# [Task statement]
Start at the line holding "Emit a Python", stop at the line holding "plt.rcParams['font.family'] = ['DejaVu Sans']", and repeat those lines exactly, both ends included; skip the pictures.
[Start Information shown]
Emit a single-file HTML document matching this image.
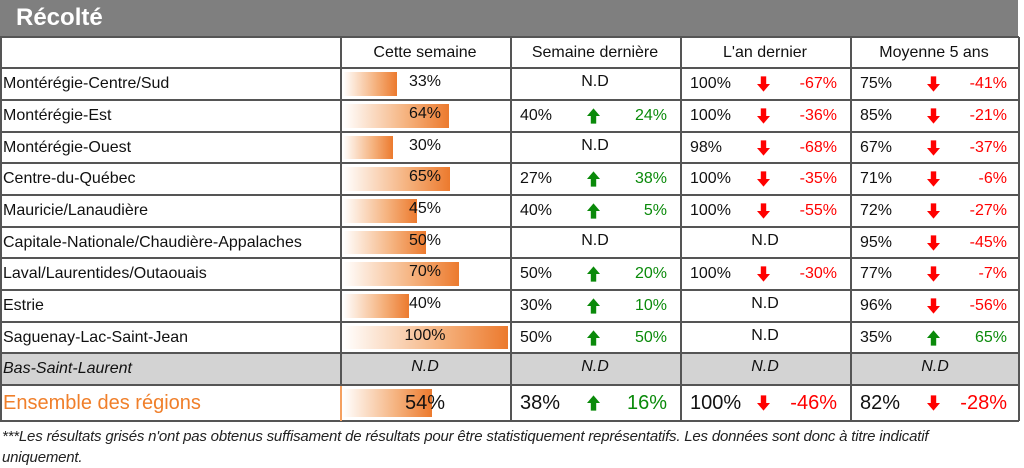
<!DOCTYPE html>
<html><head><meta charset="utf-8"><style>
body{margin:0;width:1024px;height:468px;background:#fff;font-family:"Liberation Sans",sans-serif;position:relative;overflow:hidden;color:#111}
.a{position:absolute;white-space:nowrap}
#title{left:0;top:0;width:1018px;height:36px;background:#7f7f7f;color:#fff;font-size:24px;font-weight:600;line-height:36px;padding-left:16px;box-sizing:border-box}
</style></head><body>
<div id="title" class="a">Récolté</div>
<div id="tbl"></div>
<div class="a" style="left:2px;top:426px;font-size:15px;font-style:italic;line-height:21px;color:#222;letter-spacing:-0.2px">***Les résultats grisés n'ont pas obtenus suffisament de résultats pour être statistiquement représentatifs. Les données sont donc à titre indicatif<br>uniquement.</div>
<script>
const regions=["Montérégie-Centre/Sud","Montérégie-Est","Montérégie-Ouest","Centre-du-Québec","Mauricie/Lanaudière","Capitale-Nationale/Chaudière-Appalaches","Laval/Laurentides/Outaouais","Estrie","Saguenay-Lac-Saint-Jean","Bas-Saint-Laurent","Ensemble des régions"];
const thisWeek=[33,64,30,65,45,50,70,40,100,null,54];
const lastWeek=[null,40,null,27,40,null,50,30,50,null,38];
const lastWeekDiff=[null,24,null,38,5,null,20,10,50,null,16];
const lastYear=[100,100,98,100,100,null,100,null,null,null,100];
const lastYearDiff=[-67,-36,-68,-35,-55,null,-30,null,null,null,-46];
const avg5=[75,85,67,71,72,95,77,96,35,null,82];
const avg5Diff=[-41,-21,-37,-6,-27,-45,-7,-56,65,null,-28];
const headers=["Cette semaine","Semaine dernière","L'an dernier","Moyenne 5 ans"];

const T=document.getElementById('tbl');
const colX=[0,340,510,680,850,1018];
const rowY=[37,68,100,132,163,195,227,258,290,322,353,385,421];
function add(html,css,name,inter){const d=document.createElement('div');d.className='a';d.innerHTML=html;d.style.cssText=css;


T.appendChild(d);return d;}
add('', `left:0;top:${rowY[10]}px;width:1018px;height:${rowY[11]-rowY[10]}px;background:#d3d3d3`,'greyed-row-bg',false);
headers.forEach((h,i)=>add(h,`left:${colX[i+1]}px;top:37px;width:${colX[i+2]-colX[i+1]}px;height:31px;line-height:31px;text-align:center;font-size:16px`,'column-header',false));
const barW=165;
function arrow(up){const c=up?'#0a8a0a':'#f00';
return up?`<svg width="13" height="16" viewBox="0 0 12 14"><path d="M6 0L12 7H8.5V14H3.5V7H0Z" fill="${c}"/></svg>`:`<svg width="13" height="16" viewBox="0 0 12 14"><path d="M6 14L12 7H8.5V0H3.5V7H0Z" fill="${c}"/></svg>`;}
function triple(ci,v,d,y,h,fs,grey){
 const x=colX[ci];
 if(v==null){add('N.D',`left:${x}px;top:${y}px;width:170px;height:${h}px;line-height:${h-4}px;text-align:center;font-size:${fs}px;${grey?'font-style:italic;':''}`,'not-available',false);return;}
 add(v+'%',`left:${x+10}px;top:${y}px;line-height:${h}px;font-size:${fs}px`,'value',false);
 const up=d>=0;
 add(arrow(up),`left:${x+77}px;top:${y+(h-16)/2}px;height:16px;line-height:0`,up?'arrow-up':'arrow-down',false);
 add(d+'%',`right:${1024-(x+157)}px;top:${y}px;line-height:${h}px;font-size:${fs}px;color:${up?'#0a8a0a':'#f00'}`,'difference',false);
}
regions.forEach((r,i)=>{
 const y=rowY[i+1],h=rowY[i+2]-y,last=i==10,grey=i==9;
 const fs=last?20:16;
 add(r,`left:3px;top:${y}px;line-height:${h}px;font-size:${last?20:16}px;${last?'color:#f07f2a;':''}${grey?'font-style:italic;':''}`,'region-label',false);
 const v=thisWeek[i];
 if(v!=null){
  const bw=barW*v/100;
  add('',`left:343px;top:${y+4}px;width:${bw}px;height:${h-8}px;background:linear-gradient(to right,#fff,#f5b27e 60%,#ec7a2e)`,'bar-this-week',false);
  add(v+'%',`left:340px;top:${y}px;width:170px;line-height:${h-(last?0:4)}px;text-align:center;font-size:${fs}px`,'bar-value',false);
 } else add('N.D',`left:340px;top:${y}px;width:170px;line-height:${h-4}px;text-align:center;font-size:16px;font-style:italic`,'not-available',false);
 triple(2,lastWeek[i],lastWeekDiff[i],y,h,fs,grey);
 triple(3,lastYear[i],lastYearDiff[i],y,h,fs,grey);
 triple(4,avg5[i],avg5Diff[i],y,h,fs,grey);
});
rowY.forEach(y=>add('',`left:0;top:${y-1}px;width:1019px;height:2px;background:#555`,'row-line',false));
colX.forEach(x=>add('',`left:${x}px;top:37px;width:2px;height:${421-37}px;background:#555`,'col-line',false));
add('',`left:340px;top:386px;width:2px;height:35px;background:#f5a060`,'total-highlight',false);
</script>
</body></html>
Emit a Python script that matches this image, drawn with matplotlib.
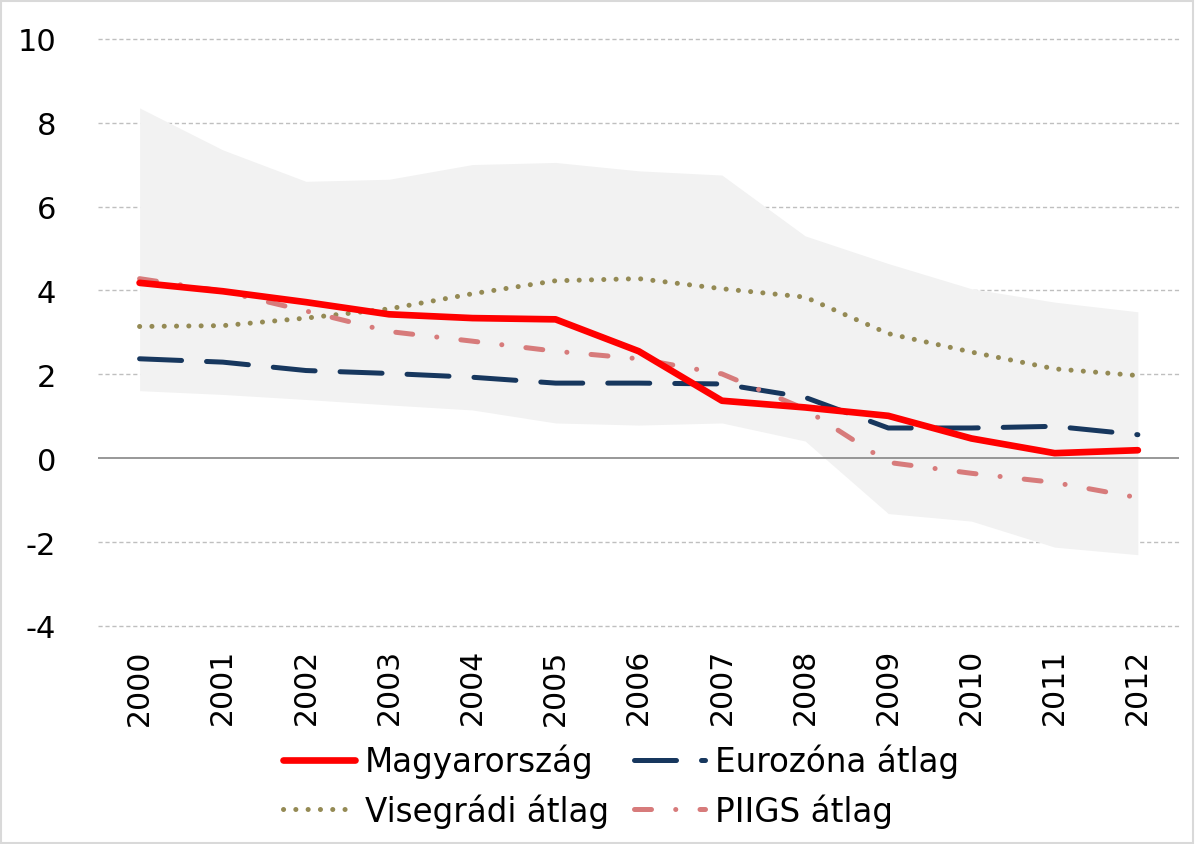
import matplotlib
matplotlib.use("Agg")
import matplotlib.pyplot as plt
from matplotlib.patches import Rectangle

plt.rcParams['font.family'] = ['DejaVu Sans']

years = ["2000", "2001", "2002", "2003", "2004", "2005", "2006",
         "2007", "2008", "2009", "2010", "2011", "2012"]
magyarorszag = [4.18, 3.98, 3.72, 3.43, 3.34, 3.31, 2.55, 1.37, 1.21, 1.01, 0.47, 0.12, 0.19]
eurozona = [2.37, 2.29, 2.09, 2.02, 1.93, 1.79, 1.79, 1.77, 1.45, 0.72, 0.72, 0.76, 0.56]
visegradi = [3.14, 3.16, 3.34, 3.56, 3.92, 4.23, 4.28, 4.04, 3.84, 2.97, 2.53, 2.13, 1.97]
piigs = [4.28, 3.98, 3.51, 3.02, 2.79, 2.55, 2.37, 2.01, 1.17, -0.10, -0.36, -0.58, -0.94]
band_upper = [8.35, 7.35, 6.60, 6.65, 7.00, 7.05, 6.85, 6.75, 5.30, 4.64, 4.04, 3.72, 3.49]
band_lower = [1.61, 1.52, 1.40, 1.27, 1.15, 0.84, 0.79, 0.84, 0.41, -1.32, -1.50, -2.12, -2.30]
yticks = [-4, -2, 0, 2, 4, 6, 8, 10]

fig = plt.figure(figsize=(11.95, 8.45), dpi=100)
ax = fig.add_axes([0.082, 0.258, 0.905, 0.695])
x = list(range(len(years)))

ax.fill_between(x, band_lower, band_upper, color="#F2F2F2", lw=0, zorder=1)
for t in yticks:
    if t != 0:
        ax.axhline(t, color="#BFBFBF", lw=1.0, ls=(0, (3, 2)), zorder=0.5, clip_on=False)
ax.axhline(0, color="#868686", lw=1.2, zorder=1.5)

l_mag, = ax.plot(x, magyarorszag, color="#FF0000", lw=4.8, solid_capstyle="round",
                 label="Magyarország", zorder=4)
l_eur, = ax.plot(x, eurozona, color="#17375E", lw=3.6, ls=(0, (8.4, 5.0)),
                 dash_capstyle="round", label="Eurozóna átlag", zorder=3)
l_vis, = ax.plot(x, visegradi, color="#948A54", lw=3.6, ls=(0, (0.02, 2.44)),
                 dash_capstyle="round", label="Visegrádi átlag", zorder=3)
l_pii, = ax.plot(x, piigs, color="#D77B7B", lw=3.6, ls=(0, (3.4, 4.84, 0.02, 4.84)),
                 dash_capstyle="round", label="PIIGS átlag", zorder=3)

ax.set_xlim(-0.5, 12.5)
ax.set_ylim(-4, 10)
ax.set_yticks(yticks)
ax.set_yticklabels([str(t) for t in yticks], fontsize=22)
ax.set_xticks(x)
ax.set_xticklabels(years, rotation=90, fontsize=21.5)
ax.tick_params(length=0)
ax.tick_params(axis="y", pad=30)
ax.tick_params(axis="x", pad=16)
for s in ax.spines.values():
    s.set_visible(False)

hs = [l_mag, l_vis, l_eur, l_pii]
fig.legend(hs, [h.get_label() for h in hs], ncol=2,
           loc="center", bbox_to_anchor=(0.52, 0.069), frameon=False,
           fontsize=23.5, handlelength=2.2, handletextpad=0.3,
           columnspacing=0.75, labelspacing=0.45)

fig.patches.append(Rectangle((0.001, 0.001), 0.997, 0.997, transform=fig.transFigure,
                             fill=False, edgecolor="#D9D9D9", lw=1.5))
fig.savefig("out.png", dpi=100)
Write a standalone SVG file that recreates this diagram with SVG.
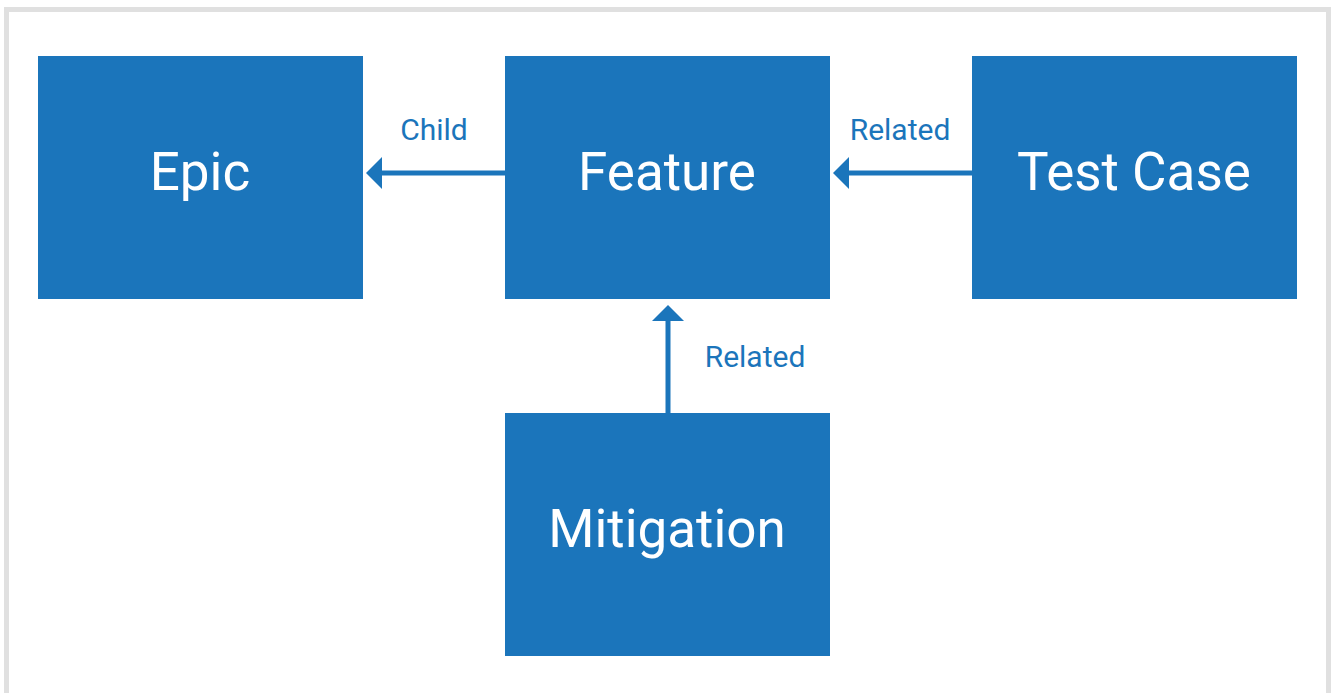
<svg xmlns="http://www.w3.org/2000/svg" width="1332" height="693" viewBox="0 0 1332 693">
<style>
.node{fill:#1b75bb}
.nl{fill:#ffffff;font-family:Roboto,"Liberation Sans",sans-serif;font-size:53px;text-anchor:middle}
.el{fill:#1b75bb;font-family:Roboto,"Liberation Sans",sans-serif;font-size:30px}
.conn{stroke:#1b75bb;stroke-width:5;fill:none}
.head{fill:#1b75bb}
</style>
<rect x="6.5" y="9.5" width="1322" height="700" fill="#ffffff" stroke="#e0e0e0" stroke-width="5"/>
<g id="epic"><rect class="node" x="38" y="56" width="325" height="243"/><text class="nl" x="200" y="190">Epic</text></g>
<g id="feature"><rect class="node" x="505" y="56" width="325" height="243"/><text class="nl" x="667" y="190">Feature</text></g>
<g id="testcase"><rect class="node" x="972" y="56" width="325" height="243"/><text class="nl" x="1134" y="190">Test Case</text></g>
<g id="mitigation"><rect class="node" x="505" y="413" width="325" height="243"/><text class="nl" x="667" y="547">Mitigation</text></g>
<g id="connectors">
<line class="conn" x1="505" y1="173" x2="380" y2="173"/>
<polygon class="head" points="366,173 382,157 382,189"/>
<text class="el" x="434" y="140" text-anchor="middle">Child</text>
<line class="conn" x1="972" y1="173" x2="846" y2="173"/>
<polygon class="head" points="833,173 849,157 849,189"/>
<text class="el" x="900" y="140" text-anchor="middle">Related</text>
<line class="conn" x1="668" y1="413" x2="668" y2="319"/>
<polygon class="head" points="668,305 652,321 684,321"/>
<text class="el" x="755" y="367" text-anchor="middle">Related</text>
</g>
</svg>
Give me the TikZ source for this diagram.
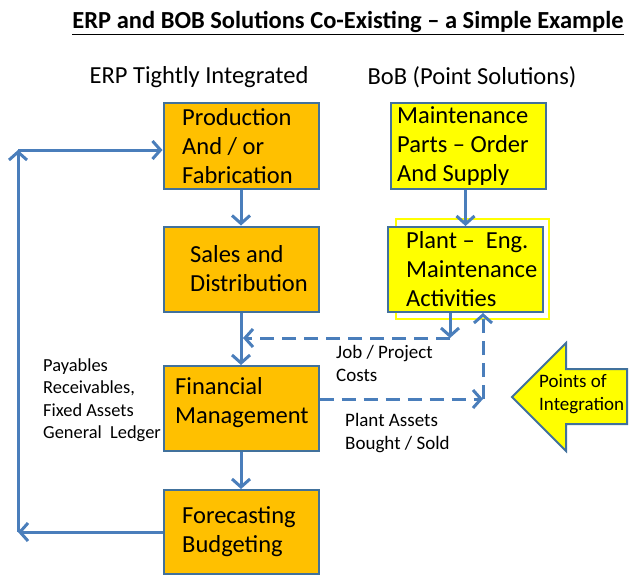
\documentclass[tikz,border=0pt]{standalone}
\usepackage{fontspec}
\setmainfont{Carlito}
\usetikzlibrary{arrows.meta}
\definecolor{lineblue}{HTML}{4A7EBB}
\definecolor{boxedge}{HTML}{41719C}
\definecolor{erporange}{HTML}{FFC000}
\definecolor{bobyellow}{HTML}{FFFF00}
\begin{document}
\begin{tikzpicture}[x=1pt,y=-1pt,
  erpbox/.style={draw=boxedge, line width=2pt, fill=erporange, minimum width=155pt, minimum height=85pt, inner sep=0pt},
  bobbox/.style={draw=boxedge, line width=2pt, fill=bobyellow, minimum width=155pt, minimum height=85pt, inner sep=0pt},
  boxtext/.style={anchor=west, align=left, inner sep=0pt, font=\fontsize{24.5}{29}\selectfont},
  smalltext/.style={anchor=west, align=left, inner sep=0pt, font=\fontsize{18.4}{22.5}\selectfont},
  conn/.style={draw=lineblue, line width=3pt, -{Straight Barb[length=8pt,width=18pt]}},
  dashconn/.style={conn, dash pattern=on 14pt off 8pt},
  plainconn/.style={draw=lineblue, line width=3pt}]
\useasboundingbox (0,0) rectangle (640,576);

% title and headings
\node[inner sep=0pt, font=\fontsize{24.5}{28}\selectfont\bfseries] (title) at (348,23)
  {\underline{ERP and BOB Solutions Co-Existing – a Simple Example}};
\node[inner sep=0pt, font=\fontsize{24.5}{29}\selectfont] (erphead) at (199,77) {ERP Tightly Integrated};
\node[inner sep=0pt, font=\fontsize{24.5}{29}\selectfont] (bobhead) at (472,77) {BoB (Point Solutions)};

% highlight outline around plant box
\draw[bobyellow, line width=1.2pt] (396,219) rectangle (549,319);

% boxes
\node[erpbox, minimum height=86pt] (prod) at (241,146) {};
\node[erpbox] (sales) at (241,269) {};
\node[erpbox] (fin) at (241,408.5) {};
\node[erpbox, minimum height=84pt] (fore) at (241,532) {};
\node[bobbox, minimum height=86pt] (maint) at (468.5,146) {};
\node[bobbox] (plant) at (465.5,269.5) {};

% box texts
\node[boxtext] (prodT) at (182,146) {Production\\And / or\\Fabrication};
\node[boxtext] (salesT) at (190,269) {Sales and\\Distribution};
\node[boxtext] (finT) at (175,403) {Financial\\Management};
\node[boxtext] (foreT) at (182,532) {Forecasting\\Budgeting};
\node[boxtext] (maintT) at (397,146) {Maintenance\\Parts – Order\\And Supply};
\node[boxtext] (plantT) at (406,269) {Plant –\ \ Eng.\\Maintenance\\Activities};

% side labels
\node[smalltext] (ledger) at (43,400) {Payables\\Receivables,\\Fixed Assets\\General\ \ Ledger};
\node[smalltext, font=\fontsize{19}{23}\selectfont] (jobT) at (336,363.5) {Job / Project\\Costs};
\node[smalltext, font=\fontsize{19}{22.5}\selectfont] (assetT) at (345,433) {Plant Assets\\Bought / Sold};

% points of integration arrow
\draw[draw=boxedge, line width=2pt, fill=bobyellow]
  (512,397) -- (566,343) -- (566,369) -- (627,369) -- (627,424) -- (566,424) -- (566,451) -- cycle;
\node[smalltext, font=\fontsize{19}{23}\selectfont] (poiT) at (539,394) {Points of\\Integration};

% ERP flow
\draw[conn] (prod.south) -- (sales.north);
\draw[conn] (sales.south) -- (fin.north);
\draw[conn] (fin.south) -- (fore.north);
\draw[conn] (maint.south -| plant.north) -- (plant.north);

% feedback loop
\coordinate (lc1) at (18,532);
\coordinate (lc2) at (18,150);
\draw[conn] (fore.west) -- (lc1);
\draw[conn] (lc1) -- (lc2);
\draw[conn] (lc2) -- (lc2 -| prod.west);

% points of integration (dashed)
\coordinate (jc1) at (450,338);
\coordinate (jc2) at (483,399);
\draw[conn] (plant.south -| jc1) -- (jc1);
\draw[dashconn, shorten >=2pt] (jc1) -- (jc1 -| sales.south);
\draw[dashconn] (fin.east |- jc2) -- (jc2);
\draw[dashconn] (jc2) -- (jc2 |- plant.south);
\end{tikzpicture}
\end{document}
[End Information shown]
# [Full output]
Emit a Python script that matches this image, drawn with matplotlib.
import matplotlib
matplotlib.use("Agg")
import matplotlib.pyplot as plt
from matplotlib.patches import Rectangle

plt.rcParams['font.family'] = ['DejaVu Sans']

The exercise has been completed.